Useful model references:

Qwen3: https://ollama.com/library/qwen3
DeepSeek-R1: https://ollama.com/library/deepseek-r1
Kimi K2: https://ollama.com/library/kimi-k2
Kimi K2 Thinking: https://ollama.com/library/kimi-k2-thinking
GLM4: https://ollama.com/library/glm4
Yi: https://ollama.com/library/yi

Ollama Setup

Install and start Ollama, then pull the models you want to test:

ollama serve
ollama pull qwen3:8b
ollama pull deepseek-r1:8b
ollama pull kimi-k2:1t-cloud
ollama pull kimi-k2-thinking:cloud
ollama pull glm4
ollama pull yi:9b

Large/cloud-tagged models may require network access, an Ollama account, or provider-side availability. If a pull fails, skip that row and record the provider error.

Local Config Template

For the recommended first local smoke test, use the checked-in Qwen3 config at examples/config/ollama-qwen3.config.json.

The ollama adapter disables model thinking for structured JSON calls when a profile declares "reasoning": true. This keeps Qwen3-style reasoning traces out of machine-readable responses while still documenting that the model is reasoning-capable.

To compare other models, copy examples/config/ollama-qwen3.config.json to a temporary local file and change only the profile model value.

Generic temporary config shape:

{
  "models": {
    "activeProfile": "live-model",
    "profiles": {
      "live-model": {
        "provider": "ollama",
        "model": "qwen3:8b",
        "endpoint": "http://127.0.0.1:11434",
        "apiKeyEnv": null,
        "capabilities": {
          "structuredJson": true,
          "reasoning": true,
          "toolCalling": false,
          "streaming": false,
          "vision": false
        },
        "limits": {
          "timeoutMs": 240000,
          "retries": 0,
          "maxInputBytes": 120000,
          "maxOutputTokens": 1024,
          "maxSessionTurns": 3
        }
      }
    },
    "writePolicy": {
      "roots": ["specs", "artifacts", ".webtest-ai"],
      "extensions": [".md", ".json", ".js"]
    }
  }
}

For each model in the matrix, change only models.profiles.live-model.model.
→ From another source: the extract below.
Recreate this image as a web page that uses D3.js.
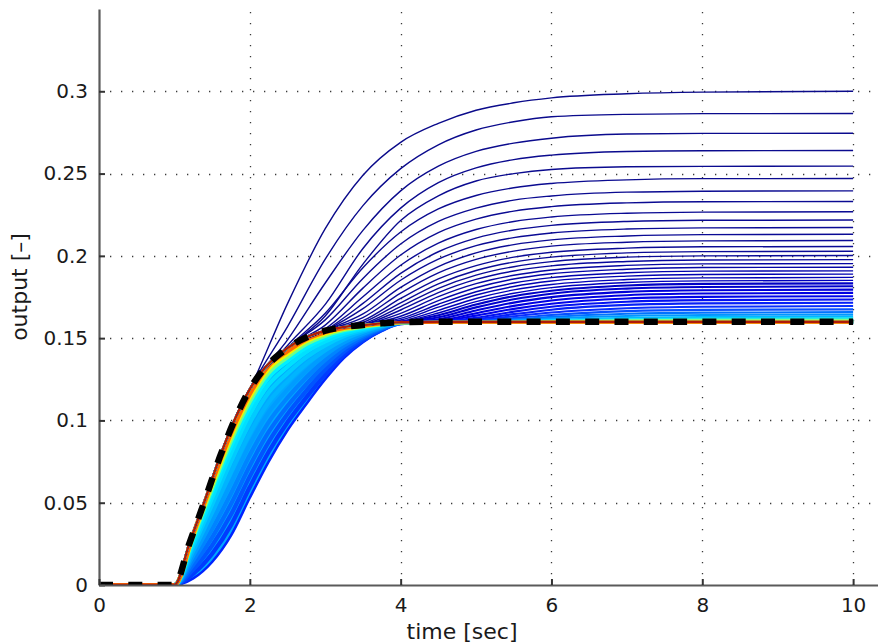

Smoke 1: Router JSON Completion

This verifies the adapter can call the model and parse structured JSON.

node - <<'NODE'
const { complete } = require("./src/models/router");
const config = require("./examples/config/ollama-qwen3.config.json");

complete({
  config,
  purpose: "live.router_smoke",
  messages: [
    { role: "system", content: "Return strict JSON only." },
    { role: "user", content: "Return {\"ok\":true,\"steps\":[\"Open \\\"/\\\"\"]}." }
  ],
  modelCalls: []
}).then((result) => {
  console.log(JSON.stringify({
    success: result.success,
    status: result.status,
    provider: result.provider,
    model: result.model,
    output: result.output,
    warnings: result.warnings,
    error: result.error
  }, null, 2));
}).catch((error) => {
  console.error(error);
  process.exitCode = 1;
});
NODE

Pass criteria:

success: true
status: "ok"
output.ok === true

Common failures:

disabled: activeProfile is missing or null.
error with provider message: Ollama is not running, model is not pulled, or provider timed out.
empty: model returned non-JSON. Increase prompt strictness, timeout, or retry count.

Smoke 2: Discovery Workflow

This verifies the session layer and webtest-ai discover command.
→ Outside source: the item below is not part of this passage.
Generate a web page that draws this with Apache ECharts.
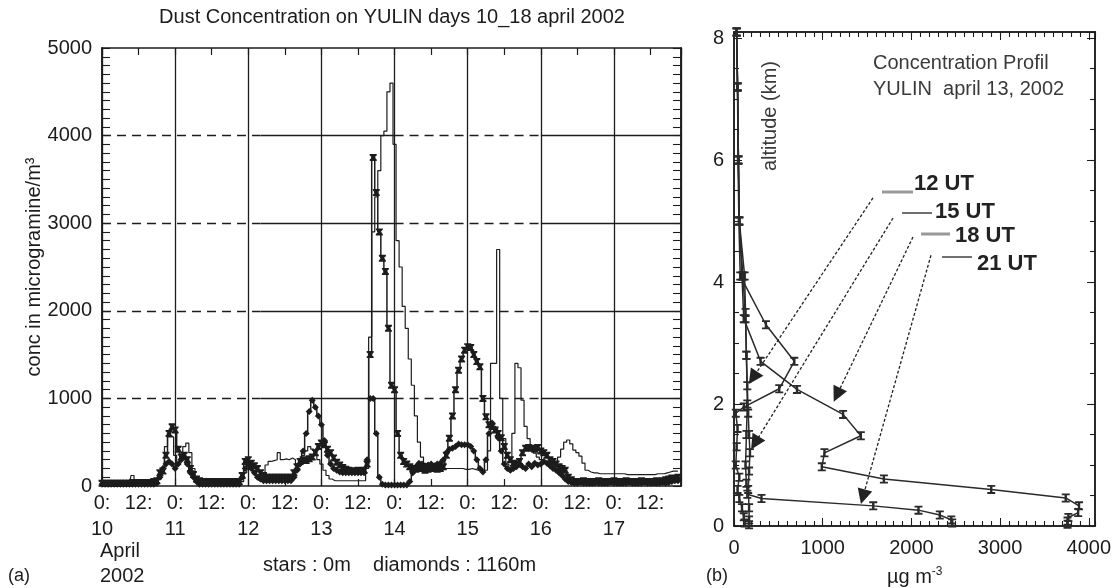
<!DOCTYPE html>
<html><head><meta charset="utf-8">
<script src="https://cdn.jsdelivr.net/npm/echarts@6/dist/echarts.min.js"></script>
<style>html,body{margin:0;padding:0;background:#fff}#c{width:1115px;height:588px}</style>
</head><body><div id="c"></div>
<script>
// ---------- LEFT PANEL DATA (hourly, hour 0 = 10 April 00:00) ----------
const dayLabels = ['10','11','12','13','14','15','16','17'];
// thin line (no markers)
const thinVals = [
 10,10,10,10,10,10,10,10,10,10,
 120,40,20,20,20,20,20,20,30,80,
 200,450,560,560,350,250,350,450,490,380,
 200,80,20,20,20,20,20,20,20,20,
 20,20,20,20,20,20,50,150,250,200,
 150,100,60,100,240,280,290,300,380,300,
 310,300,320,300,250,300,350,400,450,420,
 380,300,250,180,120,80,60,60,60,60,
 60,60,60,60,60,60,60,200,1700,2900,
 3300,3600,4000,4050,4500,4600,3900,2800,2500,2050,
 1800,1450,1150,800,500,330,250,220,200,200,
 200,200,200,200,200,200,200,200,200,190,
 190,200,190,180,190,180,180,400,1400,1400,
 2700,1000,540,250,180,600,1400,1350,980,680,
 540,450,375,330,300,280,250,230,250,280,
 330,420,500,525,480,410,380,340,260,180,
 160,150,150,140,140,140,140,140,140,140,
 140,140,130,130,130,130,130,130,130,130,
 130,130,140,140,140,150,160,170,170,170];
// stars : 0 m
const starVals = [
 30,30,30,30,30,30,30,30,30,30,
 40,40,40,40,40,40,40,50,60,150,
 170,350,600,675,640,420,330,350,300,200,
 130,80,60,50,50,50,50,50,50,50,
 50,50,50,50,50,50,120,280,300,260,
 230,200,150,120,100,100,100,100,100,100,
 100,100,100,150,220,280,300,290,310,330,
 380,450,490,470,420,380,320,270,240,210,
 190,180,170,170,180,170,180,250,1500,3750,
 3350,2900,2600,2450,1800,1150,1100,600,350,280,
 250,220,200,190,210,200,180,190,200,210,
 190,200,220,350,545,800,1100,1320,1450,1550,
 1590,1580,1500,1420,1360,1000,790,700,680,640,
 600,550,450,350,300,260,250,280,380,430,
 440,430,420,440,400,380,350,300,280,250,
 220,200,180,100,70,50,50,50,60,50,
 50,40,50,60,50,40,50,50,60,50,
 40,50,60,50,50,40,50,60,50,50,
 50,40,60,50,60,70,80,90,80,100];
// diamonds : 1160 m
const diamondVals = [
 20,20,20,20,20,20,20,20,20,20,
 20,20,20,20,20,20,20,20,30,100,
 200,250,280,250,200,250,300,330,250,150,
 100,50,20,20,20,20,20,20,20,20,
 20,20,20,20,20,20,100,200,250,200,
 150,100,80,60,60,60,60,60,60,60,
 60,60,60,100,180,250,400,600,850,980,
 900,800,700,520,350,250,200,180,160,150,
 150,150,150,150,150,150,150,300,1000,1000,
 600,100,20,10,10,10,10,10,10,10,
 10,50,150,220,260,250,230,240,250,230,
 250,260,300,380,420,430,450,480,470,470,
 470,450,400,300,200,160,300,600,720,650,
 550,400,250,200,180,200,220,250,220,200,
 250,220,260,240,250,280,260,230,200,180,
 150,120,80,50,40,30,30,40,30,30,
 30,30,40,30,30,30,30,40,30,30,
 30,30,30,40,30,30,30,30,40,30,
 30,40,30,30,40,30,40,50,60,60];
const hours = thinVals.map((_, i) => i);
// horizontal grid levels and their solid / dashed spans (hours)
const gridLevels = [1000,2000,3000,4000];
const solidSpans = [[52,96],[144,190]];
const dashedSpans = [[0,52],[96,144]];

// ---------- RIGHT PANEL DATA (concentration ug/m3, altitude km) ----------
const alt12 = [8.1,7.2,6.0,5.0,4.1,3.3,2.7,2.25,1.95,1.85,1.6,1.3,1.0,0.8,0.6,0.45,0.3,0.15,0.05];
const conc12 = [30,40,45,55,70,360,680,510,110,20,40,30,20,60,40,60,90,110,120];
const alt15 = [8.1,7.2,6.0,5.0,4.1,3.5,2.8,2.3,1.85,1.5,1.2,0.9,0.6,0.3,0.1,0.02];
const conc15 = [30,40,50,60,120,130,140,150,160,170,180,170,160,170,170,170];
const alt18 = [8.1,7.2,6.0,5.0,4.1,3.4,2.7,2.24,1.83,1.48,1.2,0.97,0.77,0.6,0.46,0.33,0.22,0.14,0.08,0.03];
const conc18 = [30,40,50,60,90,110,300,710,1230,1430,1020,990,1690,2900,3740,3890,3880,3770,3760,3760];
const alt21 = [8.1,7.2,6.0,5.0,4.1,3.4,2.8,2.0,1.5,1.0,0.7,0.52,0.45,0.33,0.26,0.18,0.1,0.05];
const conc21 = [30,40,50,60,100,130,140,150,140,130,140,150,310,1570,2080,2320,2450,2460];
// annotation arrows: [fromConc, fromAlt, toConc, toAlt]
const arrows = [[1567,5.38,214,2.43],[1793,5.05,237,1.36],[2018,4.74,1161,2.15],[2221,4.44,1454,0.48]];
const utLabels = ['12 UT','15 UT','18 UT','21 UT'];

// ---------- CHART ----------
const FONT = '"Liberation Sans", Arial, sans-serif';
const ink = '#1c1c1c';
const starPath = 'path://M0,0L10,0L10,2L6.5,5L10,8L10,10L0,10L0,8L3.5,5L0,2Z';
const ibeamPath = 'path://M0,0H10V2H6.5V8H10V10H0V8H3.5V2H0Z';

const gridMarks = [];
gridLevels.forEach(v => {
  solidSpans.forEach(s => gridMarks.push([{coord:[s[0],v], lineStyle:{type:'solid'}},{coord:[s[1],v]}]));
  dashedSpans.forEach(s => gridMarks.push([{coord:[s[0],v], lineStyle:{type:[9,6]}},{coord:[s[1],v]}]));
});

const axLine = {show:true, onZero:false, lineStyle:{color:ink, width:1.5}};
const lbl = {fontSize:20, color:ink, fontFamily:FONT, formatter: v => String(v)};
const tickOnly = (gi, min, max, iv, pos, len) => ({gridIndex:gi, type:'value', min:min, max:max, interval:iv, position:pos,
  axisLine:axLine, axisTick:{inside:true, length:len, lineStyle:{color:ink, width:1.1}}, axisLabel:{show:false}, splitLine:{show:false}});

const chart = echarts.init(document.getElementById('c'), null, {renderer:'canvas'});
const option = {
  animation:false,
  backgroundColor:'#fff',
  grid:[{left:102, top:48, width:579, height:438},{left:734, top:32, width:361, height:494}],
  xAxis:[
    {gridIndex:0, type:'value', min:0, max:190, interval:12, position:'bottom',
     axisLine:axLine, axisTick:{inside:true, length:7, lineStyle:{color:ink, width:1.2}},
     axisLabel:{fontSize:20, color:ink, fontFamily:FONT, margin:4, lineHeight:26, showMaxLabel:false,
       formatter: v => v % 24 === 0 ? '0:\n' + dayLabels[v/24] : '12:\n '},
     splitLine:{show:false}},
    {gridIndex:0, type:'value', min:0, max:190, interval:12, position:'top',
     axisLine:axLine, axisTick:{inside:true, length:7, lineStyle:{color:ink, width:1.2}},
     axisLabel:{show:false}, splitLine:{show:false}},
    {gridIndex:0, type:'value', min:0, max:190, interval:24, position:'bottom',
     axisLine:{show:false}, axisTick:{show:false}, axisLabel:{show:false},
     splitLine:{show:true, lineStyle:{color:ink, width:1.3}}},
    {gridIndex:1, type:'value', min:0, max:4070, interval:1000, position:'bottom',
     axisLine:axLine, axisTick:{inside:true, length:8, lineStyle:{color:ink}},
     axisLabel:Object.assign({margin:12, showMaxLabel:false}, lbl), splitLine:{show:false}},
    {gridIndex:1, type:'value', min:0, max:4070, interval:1000, position:'top',
     axisLine:axLine, axisTick:{inside:true, length:8, lineStyle:{color:ink}},
     axisLabel:{show:false}, splitLine:{show:false}},
    tickOnly(1, 0, 4070, 100, 'bottom', 5),
    tickOnly(1, 0, 4070, 100, 'top', 5)
  ],
  yAxis:[
    {gridIndex:0, type:'value', min:0, max:5000, interval:1000, position:'left',
     axisLine:axLine, axisTick:{inside:true, length:8, lineStyle:{color:ink}},
     axisLabel:Object.assign({margin:10}, lbl), splitLine:{show:false}},
    {gridIndex:0, type:'value', min:0, max:5000, interval:1000, position:'right',
     axisLine:axLine, axisTick:{inside:true, length:8, lineStyle:{color:ink}},
     axisLabel:{show:false}, splitLine:{show:false}},
    {gridIndex:1, type:'value', min:0, max:8.1, interval:2, position:'left',
     axisLine:axLine, axisTick:{inside:true, length:8, lineStyle:{color:ink}},
     axisLabel:Object.assign({margin:10, showMaxLabel:false}, lbl), splitLine:{show:false}},
    {gridIndex:1, type:'value', min:0, max:8.1, interval:2, position:'right',
     axisLine:axLine, axisTick:{inside:true, length:8, lineStyle:{color:ink}},
     axisLabel:{show:false}, splitLine:{show:false}},
    tickOnly(0, 0, 5000, 100, 'left', 8),
    tickOnly(0, 0, 5000, 100, 'right', 8),
    tickOnly(1, 0, 8.1, 0.5, 'left', 5),
    tickOnly(1, 0, 8.1, 0.5, 'right', 5)
  ],
  series:[
    {name:'thin', type:'line', xAxisIndex:0, yAxisIndex:0, step:'middle', showSymbol:false,
     data: hours.map((h,i)=>[h, thinVals[i]]), lineStyle:{color:ink, width:1.2}, z:3,
     markLine:{silent:true, symbol:'none', label:{show:false}, animation:false,
       lineStyle:{color:ink, width:1.3}, data:gridMarks}},
    {name:'diamonds : 1160m', type:'line', xAxisIndex:0, yAxisIndex:0, step:'middle',
     symbol:'diamond', symbolSize:7, showAllSymbol:true,
     data: hours.map((h,i)=>[h, diamondVals[i]]),
     lineStyle:{color:ink, width:1.5}, itemStyle:{color:ink}, z:4},
    {name:'stars : 0m', type:'line', xAxisIndex:0, yAxisIndex:0, step:'middle',
     symbol:starPath, symbolSize:7, showAllSymbol:true,
     data: hours.map((h,i)=>[h, starVals[i]]),
     lineStyle:{color:ink, width:1.5}, itemStyle:{color:ink}, z:5},
    {name:'12 UT', type:'line', xAxisIndex:3, yAxisIndex:2, symbol:ibeamPath, symbolSize:[8,9],
     data: conc12.map((c,i)=>[c, alt12[i]]), lineStyle:{color:'#2a2a2a', width:1.5}, itemStyle:{color:'#2a2a2a'}},
    {name:'15 UT', type:'line', xAxisIndex:3, yAxisIndex:2, symbol:ibeamPath, symbolSize:[8,9],
     data: conc15.map((c,i)=>[c, alt15[i]]), lineStyle:{color:'#2a2a2a', width:1.5}, itemStyle:{color:'#2a2a2a'}},
    {name:'18 UT', type:'line', xAxisIndex:3, yAxisIndex:2, symbol:ibeamPath, symbolSize:[8,9],
     data: conc18.map((c,i)=>[c, alt18[i]]), lineStyle:{color:'#2a2a2a', width:1.5}, itemStyle:{color:'#2a2a2a'}},
    {name:'21 UT', type:'line', xAxisIndex:3, yAxisIndex:2, symbol:ibeamPath, symbolSize:[8,9],
     data: conc21.map((c,i)=>[c, alt21[i]]), lineStyle:{color:'#2a2a2a', width:1.5}, itemStyle:{color:'#2a2a2a'},
     markLine:{silent:true, symbol:['none','triangle'], symbolSize:15, label:{show:false}, animation:false,
       lineStyle:{color:'#222', width:1.3, type:[3,2]}, itemStyle:{color:'#222'},
       data: arrows.map(a => [{coord:[a[0],a[1]]},{coord:[a[2],a[3]]}])}}
  ],
  graphic:[
    {type:'text', x:392, y:17, style:{text:'Dust Concentration on YULIN days 10_18 april 2002', font:'20px '+FONT, fill:ink, align:'center', verticalAlign:'middle', textAlign:'center', textVerticalAlign:'middle'}},
    {type:'text', x:34, y:267, rotation:Math.PI/2, style:{text:'conc in microgramine/m³', font:'20px '+FONT, fill:ink, align:'center', verticalAlign:'middle', textAlign:'center', textVerticalAlign:'middle'}},
    {type:'text', x:100, y:551, style:{text:'April', font:'20px '+FONT, fill:ink, align:'left', verticalAlign:'middle', textAlign:'left', textVerticalAlign:'middle'}},
    {type:'text', x:100, y:576, style:{text:'2002', font:'20px '+FONT, fill:ink, align:'left', verticalAlign:'middle', textAlign:'left', textVerticalAlign:'middle'}},
    {type:'text', x:263, y:565, style:{text:'stars : 0m    diamonds : 1160m', font:'20px '+FONT, fill:ink, align:'left', verticalAlign:'middle', textAlign:'left', textVerticalAlign:'middle'}},
    {type:'text', x:8, y:576, style:{text:'(a)', font:'18px '+FONT, fill:ink, align:'left', verticalAlign:'middle', textAlign:'left', textVerticalAlign:'middle'}},
    {type:'text', x:706, y:576, style:{text:'(b)', font:'18px '+FONT, fill:ink, align:'left', verticalAlign:'middle', textAlign:'left', textVerticalAlign:'middle'}},
    {type:'text', x:887, y:577, style:{text:'µg m{s|-3}', font:'20px '+FONT, fill:ink, align:'left', verticalAlign:'middle', textAlign:'left', textVerticalAlign:'middle',
      rich:{s:{fontSize:12, fontFamily:FONT, fill:ink, padding:[0,0,10,0]}}}},
    {type:'text', x:873, y:63, style:{text:'Concentration Profil', font:'20px '+FONT, fill:'#3a3a3a', align:'left', verticalAlign:'middle', textAlign:'left', textVerticalAlign:'middle'}},
    {type:'text', x:873, y:89, style:{text:'YULIN  april 13, 2002', font:'20px '+FONT, fill:'#3a3a3a', align:'left', verticalAlign:'middle', textAlign:'left', textVerticalAlign:'middle'}},
    {type:'text', x:770, y:116, rotation:Math.PI/2, style:{text:'altitude (km)', font:'20px '+FONT, fill:'#3a3a3a', align:'center', verticalAlign:'middle', textAlign:'center', textVerticalAlign:'middle'}},
    {type:'line', shape:{x1:882, y1:192, x2:913, y2:192}, style:{stroke:'#999', lineWidth:3}},
    {type:'line', shape:{x1:902, y1:213, x2:932, y2:213}, style:{stroke:'#222', lineWidth:1.3}},
    {type:'line', shape:{x1:921, y1:234, x2:950, y2:234}, style:{stroke:'#999', lineWidth:3}},
    {type:'line', shape:{x1:942, y1:257, x2:972, y2:257}, style:{stroke:'#222', lineWidth:1.3}},
    {type:'text', x:914, y:184, style:{text:utLabels[0], font:'bold 22px '+FONT, fill:'#222', align:'left', verticalAlign:'middle', textAlign:'left', textVerticalAlign:'middle'}},
    {type:'text', x:935, y:212, style:{text:utLabels[1], font:'bold 22px '+FONT, fill:'#222', align:'left', verticalAlign:'middle', textAlign:'left', textVerticalAlign:'middle'}},
    {type:'text', x:955, y:236, style:{text:utLabels[2], font:'bold 22px '+FONT, fill:'#222', align:'left', verticalAlign:'middle', textAlign:'left', textVerticalAlign:'middle'}},
    {type:'text', x:977, y:264, style:{text:utLabels[3], font:'bold 22px '+FONT, fill:'#222', align:'left', verticalAlign:'middle', textAlign:'left', textVerticalAlign:'middle'}}
  ]
};
chart.setOption(option);
</script></body></html>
Start the demo site in another terminal:

npm run demo:site

Then run:

node ./src/cli/index.js discover \
  --url http://127.0.0.1:4010 \
  --config ./examples/config/ollama-qwen3.config.json \
  --dry-run

Pass criteria:

Discovery Status: proposal with one or more proposed flows, or
Discovery Status: no-op without provider errors.

no-op means the integration worked but the model did not propose a useful flow.
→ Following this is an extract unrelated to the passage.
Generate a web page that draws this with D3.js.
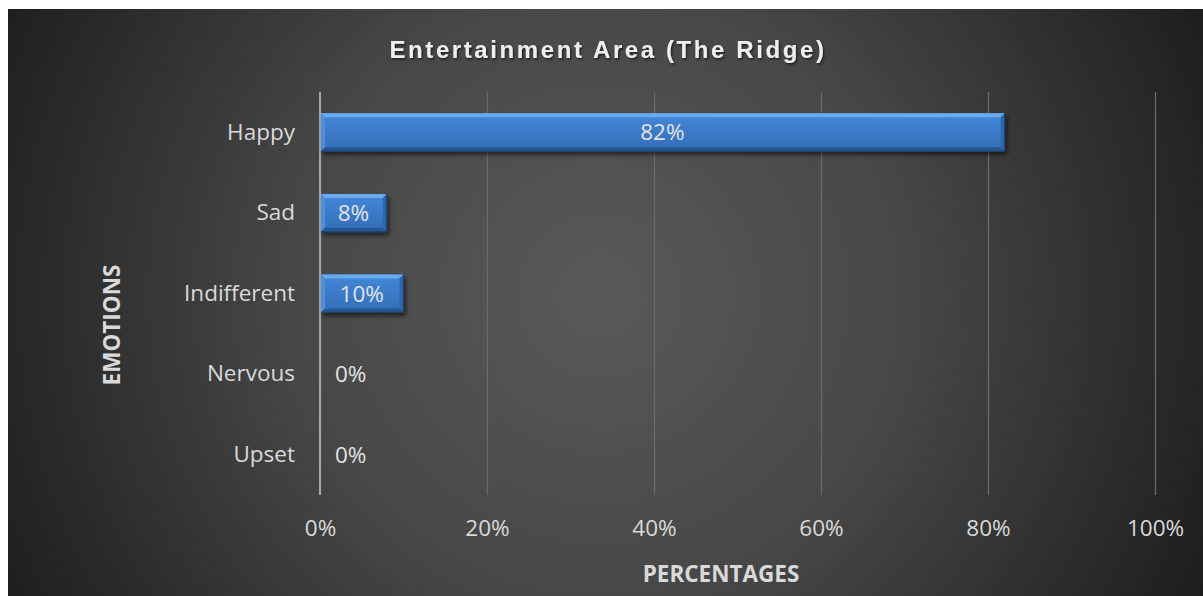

Smoke 3: Guarded Maintenance

This verifies that model-proposed writes stay policy-gated. Use a safe target under artifacts first:

node - <<'NODE'
const path = require("path");
const { runMaintenanceWorkflow } = require("./src/autonomy/maintenance");
const config = require("./examples/config/ollama-qwen3.config.json");

runMaintenanceWorkflow({
  config,
  baseDir: process.cwd(),
  targetPaths: ["artifacts/live-maintenance/proposal.md"],
  apply: false,
  context: {
    instruction: "Propose a tiny markdown test note only. Do not include secrets."
  }
}).then((result) => {
  console.log(JSON.stringify({
    status: result.status,
    success: result.success,
    proposedWrites: result.proposedWrites.map((write) => ({
      path: write.path,
      allowed: write.allowed,
      reason: write.reason
    })),
    blockedWrites: result.blockedWrites,
    warnings: result.warnings
  }, null, 2));
}).catch((error) => {
  console.error(error);
  process.exitCode = 1;
});
NODE

Pass criteria:

status: "proposal" or status: "no-op"
no write is applied because apply: false
proposed writes include allowed: true only for paths covered by models.writePolicy

Do not use apply: true until proposal behavior is reviewed.

Recording Results

Track each model with:

model name
provider path
router smoke status
discovery status and number of proposed flows
maintenance status and blocked/applied write counts
average latency or timeout behavior
JSON reliability notes

Example:

Model	Router	Discovery	Maintenance	Notes
`qwen3:8b`	ok	proposal, 2 flows	proposal, 1 allowed write	Good JSON after one retry.
`deepseek-r1:8b`	empty	not run	not run	Returned reasoning text before JSON.

Safety Notes

Do not store API keys in config files. Use apiKeyEnv.
Do not commit temporary live-model configs unless they contain no secrets.
Keep apply: false for first maintenance runs.
Use narrow writePolicy.roots for auto-maintenance experiments.
Prompts and model responses are intentionally excluded from modelCalls telemetry.